OBJECTIVE.
Among the entries below, copy only the span from the line containing "Recreate this image" through the line containing "ax.set_axisbelow(True)". Do so exactly, and skip the pictures.

· · ·

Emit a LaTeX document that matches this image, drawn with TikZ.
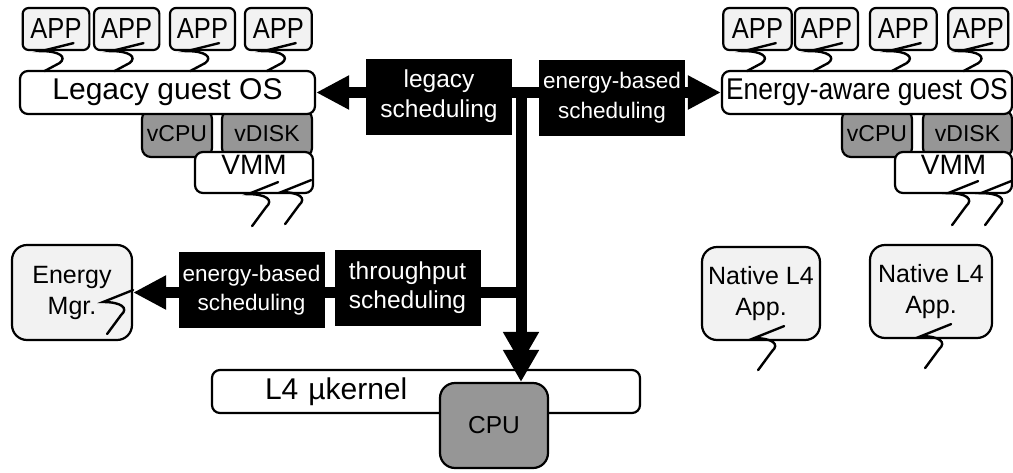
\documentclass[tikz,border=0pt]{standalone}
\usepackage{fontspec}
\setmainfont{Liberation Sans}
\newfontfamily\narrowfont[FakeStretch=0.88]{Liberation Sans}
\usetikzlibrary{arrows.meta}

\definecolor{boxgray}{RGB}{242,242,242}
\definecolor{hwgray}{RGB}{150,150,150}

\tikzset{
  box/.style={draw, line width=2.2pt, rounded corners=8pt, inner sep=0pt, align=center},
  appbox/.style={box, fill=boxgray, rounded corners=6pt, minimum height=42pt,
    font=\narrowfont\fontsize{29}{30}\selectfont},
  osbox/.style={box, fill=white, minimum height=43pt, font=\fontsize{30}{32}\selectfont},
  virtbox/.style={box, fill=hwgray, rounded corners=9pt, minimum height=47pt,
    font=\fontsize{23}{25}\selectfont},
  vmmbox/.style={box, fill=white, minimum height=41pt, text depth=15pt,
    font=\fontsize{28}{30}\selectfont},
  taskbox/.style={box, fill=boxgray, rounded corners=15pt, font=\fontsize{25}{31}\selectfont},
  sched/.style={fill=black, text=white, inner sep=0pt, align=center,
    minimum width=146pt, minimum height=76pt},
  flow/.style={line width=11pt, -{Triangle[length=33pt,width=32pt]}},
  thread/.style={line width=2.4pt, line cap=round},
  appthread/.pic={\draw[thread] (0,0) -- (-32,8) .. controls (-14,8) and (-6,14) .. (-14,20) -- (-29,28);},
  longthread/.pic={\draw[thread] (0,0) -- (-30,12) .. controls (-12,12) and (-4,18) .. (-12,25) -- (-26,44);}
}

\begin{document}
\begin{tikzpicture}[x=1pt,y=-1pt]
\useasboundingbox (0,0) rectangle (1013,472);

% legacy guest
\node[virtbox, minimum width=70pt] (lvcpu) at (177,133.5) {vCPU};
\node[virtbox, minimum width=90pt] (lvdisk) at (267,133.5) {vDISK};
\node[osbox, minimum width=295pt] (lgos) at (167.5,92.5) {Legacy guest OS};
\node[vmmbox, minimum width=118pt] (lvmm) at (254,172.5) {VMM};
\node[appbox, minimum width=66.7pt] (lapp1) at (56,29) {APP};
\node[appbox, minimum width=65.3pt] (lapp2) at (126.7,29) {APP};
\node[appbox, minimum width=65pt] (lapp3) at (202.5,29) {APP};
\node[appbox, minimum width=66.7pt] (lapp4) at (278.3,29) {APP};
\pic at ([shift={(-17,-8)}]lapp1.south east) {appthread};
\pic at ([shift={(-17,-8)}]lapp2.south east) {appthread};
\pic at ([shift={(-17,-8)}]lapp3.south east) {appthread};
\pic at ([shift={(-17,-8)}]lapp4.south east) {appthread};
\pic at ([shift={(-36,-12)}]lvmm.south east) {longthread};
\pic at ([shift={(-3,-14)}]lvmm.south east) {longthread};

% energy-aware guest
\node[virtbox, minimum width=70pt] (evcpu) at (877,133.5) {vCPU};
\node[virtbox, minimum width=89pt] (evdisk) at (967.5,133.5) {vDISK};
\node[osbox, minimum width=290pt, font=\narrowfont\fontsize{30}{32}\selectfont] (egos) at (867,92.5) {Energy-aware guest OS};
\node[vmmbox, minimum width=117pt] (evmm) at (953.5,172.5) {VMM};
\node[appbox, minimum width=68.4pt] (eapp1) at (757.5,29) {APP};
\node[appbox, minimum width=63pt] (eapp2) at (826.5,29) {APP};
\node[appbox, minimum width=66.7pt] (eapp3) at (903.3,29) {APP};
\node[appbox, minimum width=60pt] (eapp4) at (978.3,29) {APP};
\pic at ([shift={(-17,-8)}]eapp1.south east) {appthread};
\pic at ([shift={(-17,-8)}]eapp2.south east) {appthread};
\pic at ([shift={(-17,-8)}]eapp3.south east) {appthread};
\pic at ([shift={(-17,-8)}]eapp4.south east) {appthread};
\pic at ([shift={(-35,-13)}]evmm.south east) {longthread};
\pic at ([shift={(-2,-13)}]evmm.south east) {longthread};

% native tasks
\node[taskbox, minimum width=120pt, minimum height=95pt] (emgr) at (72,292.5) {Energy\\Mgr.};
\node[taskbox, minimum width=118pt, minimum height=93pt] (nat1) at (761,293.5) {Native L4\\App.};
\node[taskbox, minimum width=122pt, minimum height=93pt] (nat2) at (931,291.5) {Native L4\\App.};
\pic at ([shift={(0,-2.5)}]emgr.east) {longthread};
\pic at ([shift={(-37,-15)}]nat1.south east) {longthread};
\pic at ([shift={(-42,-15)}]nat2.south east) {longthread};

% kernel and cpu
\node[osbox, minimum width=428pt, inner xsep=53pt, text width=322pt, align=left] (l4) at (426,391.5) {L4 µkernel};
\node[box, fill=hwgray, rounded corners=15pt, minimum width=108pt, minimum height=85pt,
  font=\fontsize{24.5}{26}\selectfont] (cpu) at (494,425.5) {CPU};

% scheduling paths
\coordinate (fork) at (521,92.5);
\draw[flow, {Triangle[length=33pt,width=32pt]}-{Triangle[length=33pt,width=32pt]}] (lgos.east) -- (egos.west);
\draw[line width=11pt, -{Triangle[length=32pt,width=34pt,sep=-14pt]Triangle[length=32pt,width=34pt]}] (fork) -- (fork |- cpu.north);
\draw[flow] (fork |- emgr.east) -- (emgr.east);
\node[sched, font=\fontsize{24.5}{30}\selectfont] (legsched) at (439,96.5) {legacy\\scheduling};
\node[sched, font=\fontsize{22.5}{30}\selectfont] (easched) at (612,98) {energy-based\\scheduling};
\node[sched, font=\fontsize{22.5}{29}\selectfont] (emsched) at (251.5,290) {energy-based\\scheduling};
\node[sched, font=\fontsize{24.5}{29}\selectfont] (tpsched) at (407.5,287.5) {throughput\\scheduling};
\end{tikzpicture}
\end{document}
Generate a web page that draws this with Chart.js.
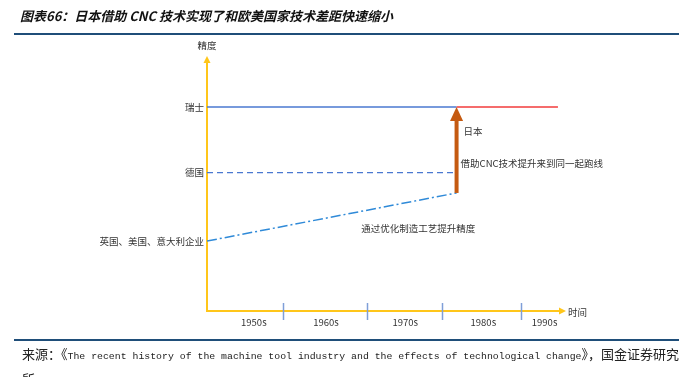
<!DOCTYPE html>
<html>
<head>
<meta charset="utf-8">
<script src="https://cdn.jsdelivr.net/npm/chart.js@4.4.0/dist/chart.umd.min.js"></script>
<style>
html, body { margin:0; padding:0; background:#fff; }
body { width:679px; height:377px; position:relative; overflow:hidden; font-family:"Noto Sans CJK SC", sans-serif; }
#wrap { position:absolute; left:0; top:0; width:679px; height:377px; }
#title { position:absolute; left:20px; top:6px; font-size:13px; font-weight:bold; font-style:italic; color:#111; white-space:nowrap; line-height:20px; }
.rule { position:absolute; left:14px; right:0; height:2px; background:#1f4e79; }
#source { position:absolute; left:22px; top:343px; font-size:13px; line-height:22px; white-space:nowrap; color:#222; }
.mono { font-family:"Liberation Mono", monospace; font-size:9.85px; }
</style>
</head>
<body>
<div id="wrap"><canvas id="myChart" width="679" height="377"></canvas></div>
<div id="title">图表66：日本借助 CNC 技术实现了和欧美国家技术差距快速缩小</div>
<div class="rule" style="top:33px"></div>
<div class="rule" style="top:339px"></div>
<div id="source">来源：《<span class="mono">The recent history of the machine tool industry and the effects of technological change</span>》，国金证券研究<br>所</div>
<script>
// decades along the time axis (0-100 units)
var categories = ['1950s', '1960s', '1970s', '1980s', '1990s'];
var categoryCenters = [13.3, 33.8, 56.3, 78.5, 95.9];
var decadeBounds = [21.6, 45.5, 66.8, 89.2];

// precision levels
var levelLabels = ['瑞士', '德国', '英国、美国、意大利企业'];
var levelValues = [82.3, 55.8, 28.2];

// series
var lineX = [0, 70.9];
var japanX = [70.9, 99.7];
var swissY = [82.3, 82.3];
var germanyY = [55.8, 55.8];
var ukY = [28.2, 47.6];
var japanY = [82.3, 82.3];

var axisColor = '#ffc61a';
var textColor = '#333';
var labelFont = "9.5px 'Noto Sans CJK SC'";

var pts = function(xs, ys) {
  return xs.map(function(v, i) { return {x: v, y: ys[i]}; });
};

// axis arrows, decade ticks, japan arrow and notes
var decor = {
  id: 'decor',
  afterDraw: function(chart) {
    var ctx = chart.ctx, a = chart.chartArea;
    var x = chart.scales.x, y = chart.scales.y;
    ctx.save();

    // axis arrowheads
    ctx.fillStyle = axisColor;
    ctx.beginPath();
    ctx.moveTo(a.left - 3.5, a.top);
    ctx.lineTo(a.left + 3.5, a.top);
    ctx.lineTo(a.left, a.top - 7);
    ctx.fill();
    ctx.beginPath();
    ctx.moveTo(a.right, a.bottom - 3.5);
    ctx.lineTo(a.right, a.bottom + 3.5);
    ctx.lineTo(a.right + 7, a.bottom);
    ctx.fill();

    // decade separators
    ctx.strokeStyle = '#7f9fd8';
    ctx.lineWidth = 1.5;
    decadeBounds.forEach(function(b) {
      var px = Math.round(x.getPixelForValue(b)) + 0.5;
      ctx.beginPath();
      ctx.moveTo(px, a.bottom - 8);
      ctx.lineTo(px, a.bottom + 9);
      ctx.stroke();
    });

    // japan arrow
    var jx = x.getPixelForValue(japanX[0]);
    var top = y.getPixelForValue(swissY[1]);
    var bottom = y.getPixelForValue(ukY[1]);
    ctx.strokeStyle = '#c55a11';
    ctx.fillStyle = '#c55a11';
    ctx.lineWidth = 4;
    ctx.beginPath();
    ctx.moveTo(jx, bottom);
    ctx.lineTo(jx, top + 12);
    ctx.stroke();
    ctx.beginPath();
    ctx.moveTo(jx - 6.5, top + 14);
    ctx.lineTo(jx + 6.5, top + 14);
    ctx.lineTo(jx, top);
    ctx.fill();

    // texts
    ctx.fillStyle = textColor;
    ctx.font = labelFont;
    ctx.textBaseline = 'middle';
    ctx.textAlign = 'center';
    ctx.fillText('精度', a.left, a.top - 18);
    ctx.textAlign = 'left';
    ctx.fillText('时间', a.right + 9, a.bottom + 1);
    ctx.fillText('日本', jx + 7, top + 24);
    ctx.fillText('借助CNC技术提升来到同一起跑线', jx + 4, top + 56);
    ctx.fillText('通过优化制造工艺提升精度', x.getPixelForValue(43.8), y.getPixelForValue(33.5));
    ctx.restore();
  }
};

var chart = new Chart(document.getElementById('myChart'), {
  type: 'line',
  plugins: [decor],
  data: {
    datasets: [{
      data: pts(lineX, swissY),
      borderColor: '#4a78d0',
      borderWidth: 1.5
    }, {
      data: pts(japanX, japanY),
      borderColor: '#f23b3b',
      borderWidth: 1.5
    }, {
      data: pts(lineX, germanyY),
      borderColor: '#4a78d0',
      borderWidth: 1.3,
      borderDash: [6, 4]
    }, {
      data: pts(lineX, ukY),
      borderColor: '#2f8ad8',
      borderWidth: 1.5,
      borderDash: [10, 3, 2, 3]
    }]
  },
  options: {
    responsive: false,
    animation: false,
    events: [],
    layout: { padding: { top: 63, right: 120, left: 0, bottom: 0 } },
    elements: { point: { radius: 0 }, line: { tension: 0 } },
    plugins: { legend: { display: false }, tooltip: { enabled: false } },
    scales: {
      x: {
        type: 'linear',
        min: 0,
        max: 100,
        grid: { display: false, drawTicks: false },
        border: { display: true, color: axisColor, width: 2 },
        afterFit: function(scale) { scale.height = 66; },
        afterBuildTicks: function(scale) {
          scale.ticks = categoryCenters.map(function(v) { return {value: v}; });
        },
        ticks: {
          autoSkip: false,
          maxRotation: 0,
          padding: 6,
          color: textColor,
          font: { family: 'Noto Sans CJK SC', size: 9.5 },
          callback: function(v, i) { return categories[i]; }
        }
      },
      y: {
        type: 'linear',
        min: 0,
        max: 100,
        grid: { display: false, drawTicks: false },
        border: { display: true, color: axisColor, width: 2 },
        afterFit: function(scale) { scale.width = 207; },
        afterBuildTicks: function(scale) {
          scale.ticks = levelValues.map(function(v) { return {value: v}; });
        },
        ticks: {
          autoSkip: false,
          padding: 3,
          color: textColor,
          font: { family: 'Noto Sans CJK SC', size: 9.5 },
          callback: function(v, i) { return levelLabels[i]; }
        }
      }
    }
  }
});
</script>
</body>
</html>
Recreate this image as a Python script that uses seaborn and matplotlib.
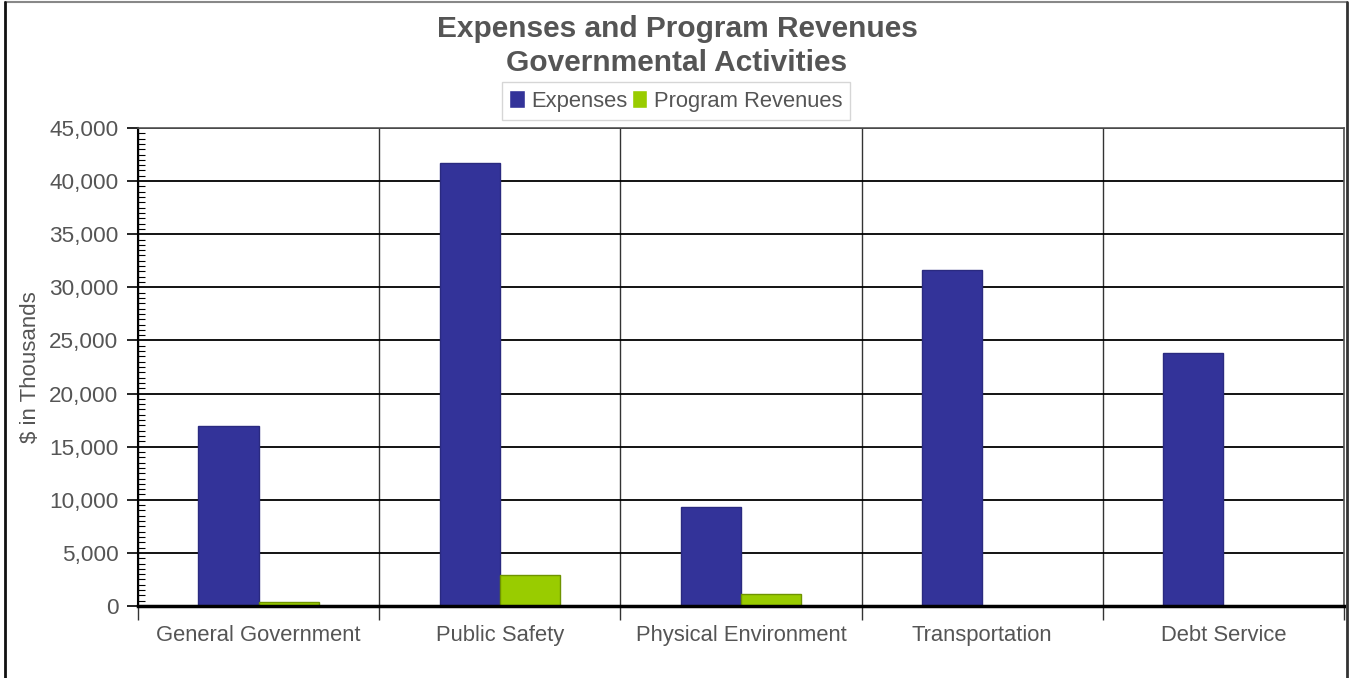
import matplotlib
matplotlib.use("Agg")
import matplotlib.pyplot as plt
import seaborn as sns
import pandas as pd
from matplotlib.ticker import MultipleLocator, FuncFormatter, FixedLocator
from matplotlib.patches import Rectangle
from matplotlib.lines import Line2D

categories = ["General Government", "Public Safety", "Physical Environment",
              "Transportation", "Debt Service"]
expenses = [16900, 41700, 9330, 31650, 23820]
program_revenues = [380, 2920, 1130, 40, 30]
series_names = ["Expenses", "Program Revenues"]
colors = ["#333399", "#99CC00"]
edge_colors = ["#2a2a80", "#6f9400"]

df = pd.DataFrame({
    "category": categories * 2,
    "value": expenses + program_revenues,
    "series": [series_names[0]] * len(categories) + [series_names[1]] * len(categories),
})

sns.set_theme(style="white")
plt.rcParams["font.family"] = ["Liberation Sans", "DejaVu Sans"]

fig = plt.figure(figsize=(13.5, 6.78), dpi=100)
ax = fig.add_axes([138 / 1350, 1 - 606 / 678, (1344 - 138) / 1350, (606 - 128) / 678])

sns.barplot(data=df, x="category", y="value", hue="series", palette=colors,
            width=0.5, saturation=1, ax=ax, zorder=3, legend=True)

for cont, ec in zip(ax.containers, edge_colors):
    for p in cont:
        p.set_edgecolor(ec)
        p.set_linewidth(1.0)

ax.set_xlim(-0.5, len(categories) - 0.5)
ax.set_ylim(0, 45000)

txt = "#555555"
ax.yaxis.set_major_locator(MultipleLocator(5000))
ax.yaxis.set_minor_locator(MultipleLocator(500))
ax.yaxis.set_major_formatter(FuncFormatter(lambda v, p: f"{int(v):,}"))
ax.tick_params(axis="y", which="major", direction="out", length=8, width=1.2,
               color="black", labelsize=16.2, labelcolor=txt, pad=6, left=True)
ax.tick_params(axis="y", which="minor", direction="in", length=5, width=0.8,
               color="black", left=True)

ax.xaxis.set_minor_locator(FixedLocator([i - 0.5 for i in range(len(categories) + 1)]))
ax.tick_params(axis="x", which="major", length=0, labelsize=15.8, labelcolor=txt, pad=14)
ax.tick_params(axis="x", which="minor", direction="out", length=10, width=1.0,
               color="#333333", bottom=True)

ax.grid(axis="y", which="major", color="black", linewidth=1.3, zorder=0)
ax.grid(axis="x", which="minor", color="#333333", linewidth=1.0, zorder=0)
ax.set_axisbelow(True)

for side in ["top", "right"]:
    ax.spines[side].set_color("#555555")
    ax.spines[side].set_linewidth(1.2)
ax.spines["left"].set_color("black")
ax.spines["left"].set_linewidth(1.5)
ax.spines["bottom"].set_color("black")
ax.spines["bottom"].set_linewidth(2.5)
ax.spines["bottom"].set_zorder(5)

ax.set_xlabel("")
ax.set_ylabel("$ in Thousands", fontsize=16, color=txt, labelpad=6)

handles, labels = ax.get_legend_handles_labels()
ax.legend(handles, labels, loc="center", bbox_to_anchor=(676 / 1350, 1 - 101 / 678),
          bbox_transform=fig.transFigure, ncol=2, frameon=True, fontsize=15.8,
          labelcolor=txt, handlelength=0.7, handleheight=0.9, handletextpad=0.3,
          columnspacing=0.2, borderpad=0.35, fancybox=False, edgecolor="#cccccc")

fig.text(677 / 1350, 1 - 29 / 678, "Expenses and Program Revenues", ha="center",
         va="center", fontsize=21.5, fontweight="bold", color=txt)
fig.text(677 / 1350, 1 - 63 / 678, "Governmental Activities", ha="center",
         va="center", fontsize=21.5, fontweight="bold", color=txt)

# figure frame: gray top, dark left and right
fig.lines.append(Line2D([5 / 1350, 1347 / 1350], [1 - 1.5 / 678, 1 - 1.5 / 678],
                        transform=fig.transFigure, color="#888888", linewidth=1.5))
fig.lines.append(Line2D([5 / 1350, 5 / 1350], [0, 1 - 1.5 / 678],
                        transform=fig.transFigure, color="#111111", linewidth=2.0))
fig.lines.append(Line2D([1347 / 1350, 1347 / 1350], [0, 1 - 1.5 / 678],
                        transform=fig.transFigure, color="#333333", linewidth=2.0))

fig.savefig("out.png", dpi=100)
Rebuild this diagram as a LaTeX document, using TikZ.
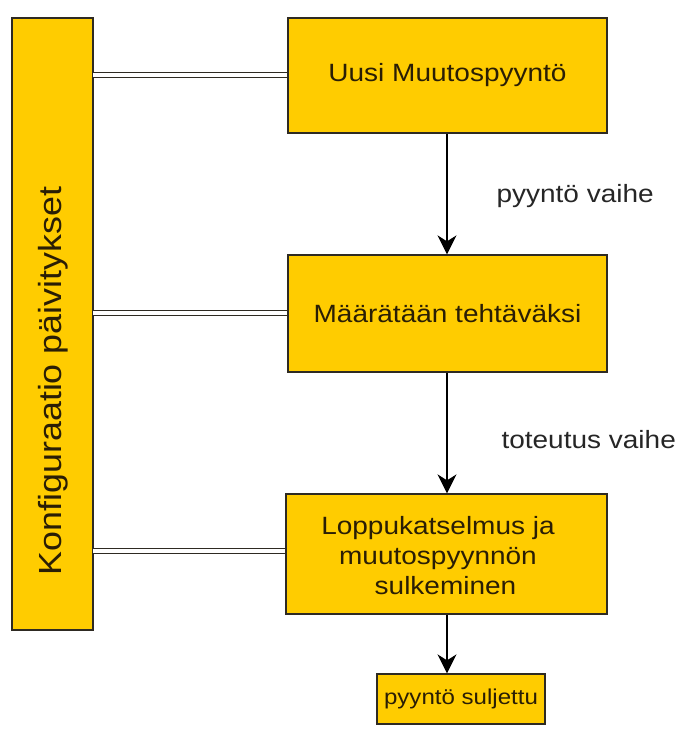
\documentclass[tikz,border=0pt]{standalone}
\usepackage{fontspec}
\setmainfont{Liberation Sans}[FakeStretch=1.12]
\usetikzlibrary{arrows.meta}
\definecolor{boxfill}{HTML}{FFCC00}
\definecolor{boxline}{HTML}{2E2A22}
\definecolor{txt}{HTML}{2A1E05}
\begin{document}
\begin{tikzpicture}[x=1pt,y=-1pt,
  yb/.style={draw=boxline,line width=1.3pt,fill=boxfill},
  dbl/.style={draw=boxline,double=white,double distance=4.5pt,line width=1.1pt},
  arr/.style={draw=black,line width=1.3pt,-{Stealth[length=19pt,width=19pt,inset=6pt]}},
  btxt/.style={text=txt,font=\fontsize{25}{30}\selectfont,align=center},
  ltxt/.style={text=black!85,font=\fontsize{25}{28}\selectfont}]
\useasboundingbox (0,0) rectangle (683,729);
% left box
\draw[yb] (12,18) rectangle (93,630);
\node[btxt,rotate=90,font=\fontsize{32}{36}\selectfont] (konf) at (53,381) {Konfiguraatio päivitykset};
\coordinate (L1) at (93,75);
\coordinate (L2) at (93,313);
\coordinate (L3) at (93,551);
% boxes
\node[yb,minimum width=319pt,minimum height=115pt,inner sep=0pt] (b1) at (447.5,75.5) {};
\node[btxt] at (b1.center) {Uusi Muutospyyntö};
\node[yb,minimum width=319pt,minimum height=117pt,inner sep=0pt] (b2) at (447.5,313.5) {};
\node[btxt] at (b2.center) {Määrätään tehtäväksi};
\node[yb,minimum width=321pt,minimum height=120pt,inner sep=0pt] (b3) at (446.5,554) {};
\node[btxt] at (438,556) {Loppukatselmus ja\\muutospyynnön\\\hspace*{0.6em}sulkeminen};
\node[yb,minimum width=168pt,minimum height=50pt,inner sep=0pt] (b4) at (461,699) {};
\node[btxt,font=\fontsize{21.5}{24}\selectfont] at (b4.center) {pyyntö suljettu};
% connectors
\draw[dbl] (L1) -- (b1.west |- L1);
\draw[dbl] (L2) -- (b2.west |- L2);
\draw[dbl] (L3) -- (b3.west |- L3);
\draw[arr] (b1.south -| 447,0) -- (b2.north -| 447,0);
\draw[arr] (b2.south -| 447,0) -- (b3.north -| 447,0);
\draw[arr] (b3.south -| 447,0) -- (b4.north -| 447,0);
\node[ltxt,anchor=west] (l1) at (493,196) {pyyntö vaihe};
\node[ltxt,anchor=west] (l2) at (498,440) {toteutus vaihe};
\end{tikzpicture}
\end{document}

· · ·

FINAL RESULT.
Recreate this image as a Python script that uses seaborn and matplotlib.
import matplotlib
matplotlib.use("Agg")
import matplotlib.pyplot as plt
import seaborn as sns
import pandas as pd
from matplotlib.ticker import MultipleLocator, FuncFormatter, FixedLocator
from matplotlib.patches import Rectangle
from matplotlib.lines import Line2D

categories = ["General Government", "Public Safety", "Physical Environment",
              "Transportation", "Debt Service"]
expenses = [16900, 41700, 9330, 31650, 23820]
program_revenues = [380, 2920, 1130, 40, 30]
series_names = ["Expenses", "Program Revenues"]
colors = ["#333399", "#99CC00"]
edge_colors = ["#2a2a80", "#6f9400"]

df = pd.DataFrame({
    "category": categories * 2,
    "value": expenses + program_revenues,
    "series": [series_names[0]] * len(categories) + [series_names[1]] * len(categories),
})

sns.set_theme(style="white")
plt.rcParams["font.family"] = ["Liberation Sans", "DejaVu Sans"]

fig = plt.figure(figsize=(13.5, 6.78), dpi=100)
ax = fig.add_axes([138 / 1350, 1 - 606 / 678, (1344 - 138) / 1350, (606 - 128) / 678])

sns.barplot(data=df, x="category", y="value", hue="series", palette=colors,
            width=0.5, saturation=1, ax=ax, zorder=3, legend=True)

for cont, ec in zip(ax.containers, edge_colors):
    for p in cont:
        p.set_edgecolor(ec)
        p.set_linewidth(1.0)

ax.set_xlim(-0.5, len(categories) - 0.5)
ax.set_ylim(0, 45000)

txt = "#555555"
ax.yaxis.set_major_locator(MultipleLocator(5000))
ax.yaxis.set_minor_locator(MultipleLocator(500))
ax.yaxis.set_major_formatter(FuncFormatter(lambda v, p: f"{int(v):,}"))
ax.tick_params(axis="y", which="major", direction="out", length=8, width=1.2,
               color="black", labelsize=16.2, labelcolor=txt, pad=6, left=True)
ax.tick_params(axis="y", which="minor", direction="in", length=5, width=0.8,
               color="black", left=True)

ax.xaxis.set_minor_locator(FixedLocator([i - 0.5 for i in range(len(categories) + 1)]))
ax.tick_params(axis="x", which="major", length=0, labelsize=15.8, labelcolor=txt, pad=14)
ax.tick_params(axis="x", which="minor", direction="out", length=10, width=1.0,
               color="#333333", bottom=True)

ax.grid(axis="y", which="major", color="black", linewidth=1.3, zorder=0)
ax.grid(axis="x", which="minor", color="#333333", linewidth=1.0, zorder=0)
ax.set_axisbelow(True)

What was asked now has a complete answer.